Rubin's discussion of all of these models assumes a domino theory of sexual peril. People feel a need to draw a line between good and bad sex as they see it standing between sexual order and chaos. There is a fear that if certain aspects of "bad" sex are allowed to move across the line, unspeakable acts will move across as well. One of the most prevalent ideas about sex is that there is one proper way to do it. Society lacks a concept of benign sexual variation. People fail to recognize that just because they do not like to do something does not make it repulsive.
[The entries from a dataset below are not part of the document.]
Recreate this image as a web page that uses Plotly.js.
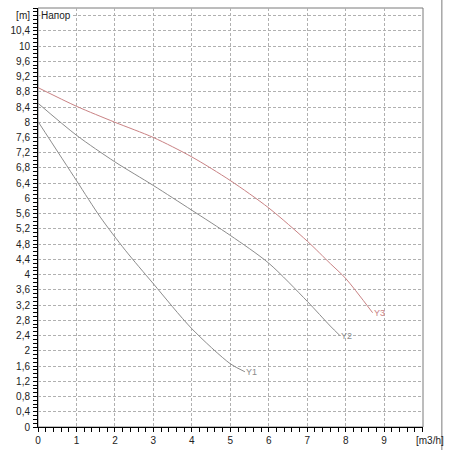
<!DOCTYPE html>
<html>
<head>
<meta charset="utf-8">
<script src="https://cdn.plot.ly/plotly-3.0.1.min.js"></script>
<style>
  html, body { margin: 0; padding: 0; background: #fff; }
  #chart { width: 450px; height: 450px; }
</style>
</head>
<body>
<div id="chart"></div>
<script>
// pump curves, head [m] vs flow [m3/h]
var y1Flow = [0, 1, 1.62, 2.27, 3.0, 4.0, 5.0, 5.38];
var y1Head = [8.02, 6.47, 5.51, 4.64, 3.76, 2.58, 1.66, 1.45];

var y2Flow = [0, 1, 2, 3, 4, 5, 6, 7, 7.6, 7.85];
var y2Head = [8.5, 7.66, 6.96, 6.34, 5.69, 5.03, 4.3, 3.3, 2.65, 2.4];

var y3Flow = [0, 1, 2, 3, 4, 5, 6, 7, 7.6, 8, 8.7];
var y3Head = [8.91, 8.42, 8.0, 7.6, 7.09, 6.47, 5.75, 4.88, 4.29, 3.9, 3.0];

var curveNames = ['Y1', 'Y2', 'Y3'];
var curveColors = ['#8c8c8c', '#8c8c8c', '#c98284'];

var xTicks = [0, 1, 2, 3, 4, 5, 6, 7, 8, 9];
var yTicks = [0, 0.4, 0.8, 1.2, 1.6, 2, 2.4, 2.8, 3.2, 3.6, 4, 4.4, 4.8, 5.2, 5.6, 6,
              6.4, 6.8, 7.2, 7.6, 8, 8.4, 8.8, 9.2, 9.6, 10, 10.4];

var yVals = yTicks.concat([10.8]);
var yText = yTicks.map(function (v) { return String(v).replace('.', ','); }).concat(['[m]']);

var flows = [y1Flow, y2Flow, y3Flow];
var heads = [y1Head, y2Head, y3Head];

var data = [];
var notes = [];
for (var i = 0; i < 3; i++) {
  data.push({
    x: flows[i],
    y: heads[i],
    type: 'scatter',
    mode: 'lines',
    name: curveNames[i],
    line: { color: curveColors[i], width: 1, shape: 'spline', smoothing: 0.8 },
    hoverinfo: 'skip'
  });
  notes.push({
    x: flows[i][flows[i].length - 1],
    y: heads[i][heads[i].length - 1],
    text: curveNames[i],
    showarrow: false,
    xanchor: 'left',
    yanchor: 'middle',
    xshift: -1,
    font: { family: 'Liberation Sans', size: 9, color: curveColors[i] }
  });
}

notes.push({
  x: 0.05, y: 10.8,
  text: 'Напор',
  showarrow: false,
  xanchor: 'left',
  yanchor: 'middle',
  bgcolor: '#fff',
  borderpad: 0,
  font: { family: 'Liberation Sans', size: 10, color: '#222' }
});
notes.push({
  x: 10, y: 0,
  yref: 'y',
  text: '[m3/h]',
  showarrow: false,
  xanchor: 'center',
  yanchor: 'top',
  xshift: 7,
  yshift: -6,
  font: { family: 'Liberation Sans', size: 10, color: '#222' }
});

var gridStyle = { gridcolor: '#b0b0b0', griddash: '3px,2px', gridwidth: 1 };

var layout = {
  width: 450,
  height: 450,
  margin: { l: 38, r: 27, t: 8, b: 23 },
  paper_bgcolor: '#fff',
  plot_bgcolor: '#fff',
  showlegend: false,
  font: { family: 'Liberation Sans', size: 10, color: '#222' },
  xaxis: Object.assign({
    range: [0, 10.01],
    tickvals: xTicks,
    ticktext: xTicks.map(String),
    ticks: 'outside',
    ticklen: 4,
    tickcolor: '#000',
    showline: true,
    linecolor: '#000',
    linewidth: 1,
    zeroline: false,
    minor: { dtick: 0.2, ticks: 'outside', ticklen: 4, tickcolor: '#000', showgrid: false }
  }, gridStyle),
  yaxis: Object.assign({
    range: [0, 11],
    tickvals: yVals,
    ticktext: yText,
    ticks: 'outside',
    ticklen: 4,
    tickcolor: '#000',
    showline: true,
    linecolor: '#000',
    linewidth: 1,
    zeroline: false,
    ticklabelstandoff: 1,
    minor: { dtick: 0.1, ticks: 'outside', ticklen: 4, tickcolor: '#000', showgrid: false }
  }, gridStyle),
  shapes: [
    { type: 'rect', xref: 'paper', yref: 'paper', x0: 0, x1: 1, y0: 0, y1: 1,
      layer: 'between', line: { color: '#7a7a7a', width: 1 } },
    { type: 'line', xref: 'paper', yref: 'paper', x0: 1.049, x1: 1.049, y0: -0.1, y1: 1.1,
      line: { color: '#7a7a7a', width: 1 } }
  ],
  annotations: notes
};

var config = { staticPlot: true, displayModeBar: false };
Plotly.newPlot('chart', data, layout, config);
</script>
</body>
</html>
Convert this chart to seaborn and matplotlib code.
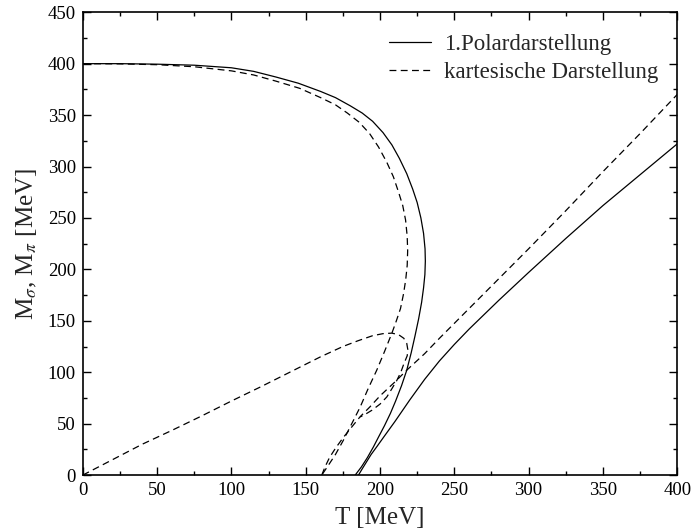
import matplotlib
matplotlib.use("Agg")
import matplotlib.pyplot as plt
import seaborn as sns
import pandas as pd
from matplotlib.lines import Line2D
from matplotlib.ticker import MultipleLocator

# ---- data ----
polar_sigma_T = [0, 25, 50, 75, 100, 115, 130, 145, 160, 170, 180, 188, 195, 202, 208, 213, 218,
                 222, 225, 227.5, 229.3, 230.3, 230.5, 230.2, 229.3, 228, 226, 223.5, 221,
                 218, 214.5, 210.5, 207, 203, 199, 195.6, 191.5, 187.5, 183.3]
polar_sigma_M = [400, 400, 399.5, 398.5, 396, 392.5, 387, 381, 373, 367, 359, 352, 344, 333, 321, 308, 293,
                 278, 265, 250, 235, 220, 208, 195, 182, 168, 152, 135, 119,
                 102, 87, 72, 60, 48, 37, 27.5, 17, 8, 0]

polar_high_T = [185.5, 188, 191, 194, 197.8, 203, 210, 220, 230, 240, 250, 260, 280, 300, 325, 350, 375, 400]
polar_high_M = [0, 6, 13, 20, 27.5, 38, 52, 73, 93, 111, 127, 142, 170, 197, 230, 262, 292, 322]

cart_sigma_T = [0, 25, 50, 75, 100, 115, 130, 146, 160, 170, 178, 186, 193, 199, 204.6, 209, 212.5,
                215.3, 217.2, 218.3, 218.6, 218.3, 217.3, 215.8, 213.8, 211, 208, 203, 197.8,
                192, 186.6, 181, 175.4, 170, 165, 160.8]
cart_sigma_M = [400, 399.8, 399, 397, 393, 389, 383, 376, 367, 360, 352, 343, 332, 319, 304, 290, 275,
                262, 248, 232, 218, 204, 190, 176, 162, 150, 138, 120, 102,
                84, 66, 50, 34, 20, 9, 0]

cart_pion_T = [0, 20, 40, 60, 80, 100, 120, 140, 160, 175, 185, 195, 202, 208, 212.5, 216,
               218, 218.7, 218.3, 216, 214, 211.3, 208, 204.6, 200, 194.5, 190, 186.6]
cart_pion_M = [0, 15, 30, 43.5, 57.5, 72, 86, 100.5, 115, 125, 130.5, 135.5, 137.5, 138, 136.5, 133,
               128, 122, 116, 108, 100, 92, 84, 76, 69, 63, 59, 56.5]

cart_high_T = [160.8, 163, 166, 170, 175, 180, 186.6, 193, 200, 210, 218, 230, 240, 260, 280, 300,
               325, 350, 375, 400]
cart_high_M = [0, 8, 17, 26, 36, 45, 56.7, 66, 77, 90.5, 102, 118, 133, 162, 191, 220,
               257, 295, 332, 370]

legend_labels = ["1.Polardarstellung", "kartesische Darstellung"]
x_ticks = [0, 50, 100, 150, 200, 250, 300, 350, 400]
y_ticks = [0, 50, 100, 150, 200, 250, 300, 350, 400, 450]

# ---- style ----
sns.set_style("ticks")
plt.rcParams['font.family'] = ['Liberation Serif', 'DejaVu Serif']
plt.rcParams['mathtext.fontset'] = 'stix'

fig = plt.figure(figsize=(6.96, 5.32), dpi=100)
ax = fig.add_axes([0.119, 0.107, 0.854, 0.870])

lw = 0.9
dash = (0, (5.5, 3.5))

curves = [
    (polar_sigma_T, polar_sigma_M, '-'),
    (polar_high_T, polar_high_M, '-'),
    (cart_sigma_T, cart_sigma_M, dash),
    (cart_pion_T, cart_pion_M, dash),
    (cart_high_T, cart_high_M, dash),
]
for T, M, ls in curves:
    df = pd.DataFrame({"T": T, "M": M})
    sns.lineplot(data=df, x="T", y="M", sort=False, estimator=None, ax=ax,
                 color="black", lw=lw, linestyle=ls)

ax.set_xlim(0, 400)
ax.set_ylim(0, 450)
ax.set_xticks(x_ticks)
ax.set_yticks(y_ticks)
ax.xaxis.set_minor_locator(MultipleLocator(25))
ax.yaxis.set_minor_locator(MultipleLocator(25))
ax.tick_params(which='both', direction='in', top=True, right=True, labelsize=13.5,
               width=1.0, colors='black')
ax.tick_params(which='major', length=6, pad=5)
ax.tick_params(which='minor', length=3)
for s in ax.spines.values():
    s.set_linewidth(1.2)
    s.set_color('black')

ax.set_xlabel("T [MeV]", fontsize=18, labelpad=0)
ax.xaxis.set_label_coords(0.5, -0.068)
ax.set_ylabel(r"M$_\sigma$, M$_\pi$ [MeV]", fontsize=18, labelpad=6)

handles = [Line2D([], [], color='black', lw=lw, linestyle='-'),
           Line2D([], [], color='black', lw=lw, linestyle=dash)]
ax.legend(handles, legend_labels, loc='upper right', frameon=False, fontsize=16.5,
          handlelength=1.85, handletextpad=0.55, labelspacing=0.28,
          borderaxespad=0.0, bbox_to_anchor=(0.983, 0.972))

fig.savefig("out.png", dpi=100)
Rubin points out that we have learned to value other cultures as unique without seeing them as inferior, and we need to adopt a similar understanding of different sexual cultures as well.

Legacy of "Thinking Sex"

Rubin's 1984 essay "Thinking Sex" is widely regarded as a founding text of gay and lesbian studies, sexuality studies, and queer theory.
The University of Pennsylvania hosted a "state of the field" conference in gender and sexuality studies on March 4 to 6, 2009, titled "Rethinking Sex" and held in recognition of the twenty-fifth anniversary of the essay "Thinking Sex." Rubin was a featured speaker at the conference, where she presented "Blood under the Bridge: Reflections on ‘Thinking Sex,’" to an audience of nearly eight hundred people. In 2011 GLQ: A Journal of Lesbian and Gay Studies published a special issue, also titled "Rethinking Sex," featuring work emerging from this conference, and including Rubin's piece "Blood under the Bridge: Reflections on ‘Thinking Sex’”.